A Davos, nous avons reçu l’ordre de la direction de ne pas répondre aux questions d’un journaliste précis.
© Charles Ellena
Tous les quinze jours, le défenseur Michaël Ngoy évoque les coulisses de Fribourg-Gottéron et le monde du hockey sur glace. Il revient sur le boycott de «La Liberté» par les Dragons, soulignant avoir «reçu l'ordre» de la direction du club.
C’était le matin de la reprise du championnat de ligue A. Comme souvent, Julien Sprunger et moi étions arrivés un peu avant les autres à la patinoire. En buvant un café, on se disait qu’on avait réussi un bel été malgré les blessés. Notre campagne européenne avait été bonne, avec deux gros matches contre Zlin pour terminer. On lit «La Liberté» et on tombe sur le cul. La défense ne va pas, l’attaque ne va pas, le gardien, eh bien voilà… C’était injustifié. Cela a beaucoup discuté dans le vestiaire (l'article en question «Le soufflé est retombé à Gottéron» est à lire en cliquant ici, n.d.l.r.).
Nous sommes des professionnels et nous en avons conscience. Pour moi, c’est le cas depuis environ 14 ans. Nous savons comment ça marche et nous avons appris à encaisser la critique. Nous savons la gérer. Mais nous sommes des êtres humains. Nous avons été touchés.
Nous avons construit une carapace. On sait que si le grand (Julien Sprunger) ne marque pas pendant quelques matches, il sera critiqué. Ou que si nous encaissons trop, cela ne va pas passer… Nous sommes là pour livrer des performances et si ce n’est pas le cas, il faut faire avec. Je me souviens de notre défaite synonyme de relégation en ligue B avec Lausanne. J’avais 21 ans, j’avais signé à Fribourg et on me demande une interview en sortant de la glace. Je n’avais peut-être pas la tête à ça, mais j’ai été au micro. Répondre aux journalistes, cela fait partie de notre quotidien.
Pour en revenir à notre sujet, nous avons pris un gros coup derrière le genou et nous n’en avions pas besoin à l’heure de la reprise après de bonnes prestations en CHL, sans Bykov ni Tambellini. Il y a des critiques plus difficiles à avaler. Nous sommes des pros, mais des êtres humains avant tout. Nous avons réagi. Nous étions déçus et basta.
L’affaire a ensuite pris des proportions énormes. A Davos, nous avons reçu l’ordre de la direction de ne pas répondre aux questions d’un journaliste précis. «Aujourd’hui, on ne lui donne pas d’interview», a-t-on entendu. J’étais surpris. En plus, nous avions perdu 8-2... On a vite fait de nous prendre pour des vilains petits canards. On a vu sur certains sites que les joueurs boycottaient les journalistes après la lourde défaite. Nous nous sommes retrouvés dans une position délicate. On nous faisait passer pour des pigeons. Nous n’avions fait qu’obéir à notre employeur, mais, dans le contexte, nous avions l’air stupides. A peine sorti de la glace, à Davos, j’ai pourtant répondu à une interview en direct à la télévision. Et ce n’était pas une première.

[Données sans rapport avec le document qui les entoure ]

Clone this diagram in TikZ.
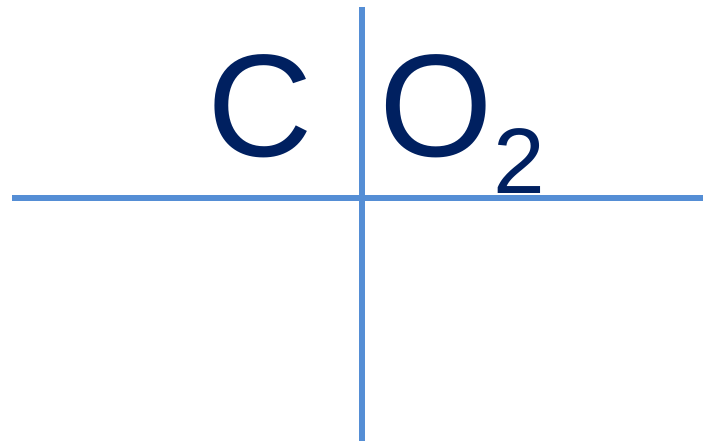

Ce que je retiens de cette histoire, c’est qu’à chaque fois qu’il se passe quelque chose dans un vestiaire, il y a une version. Après, on découvre toutes les interprétations dans les médias et le public. Même si nous sommes des pros, certaines critiques nous touchent. On ne peut pas l’éviter, comme on ne peut pas avoir le même niveau de jeu durant dix ans de suite. Là, c’était un jour, un match, une mauvaise soirée. En plus, on a pris huit buts! Et nous, les joueurs, nous lisons aussi les journaux.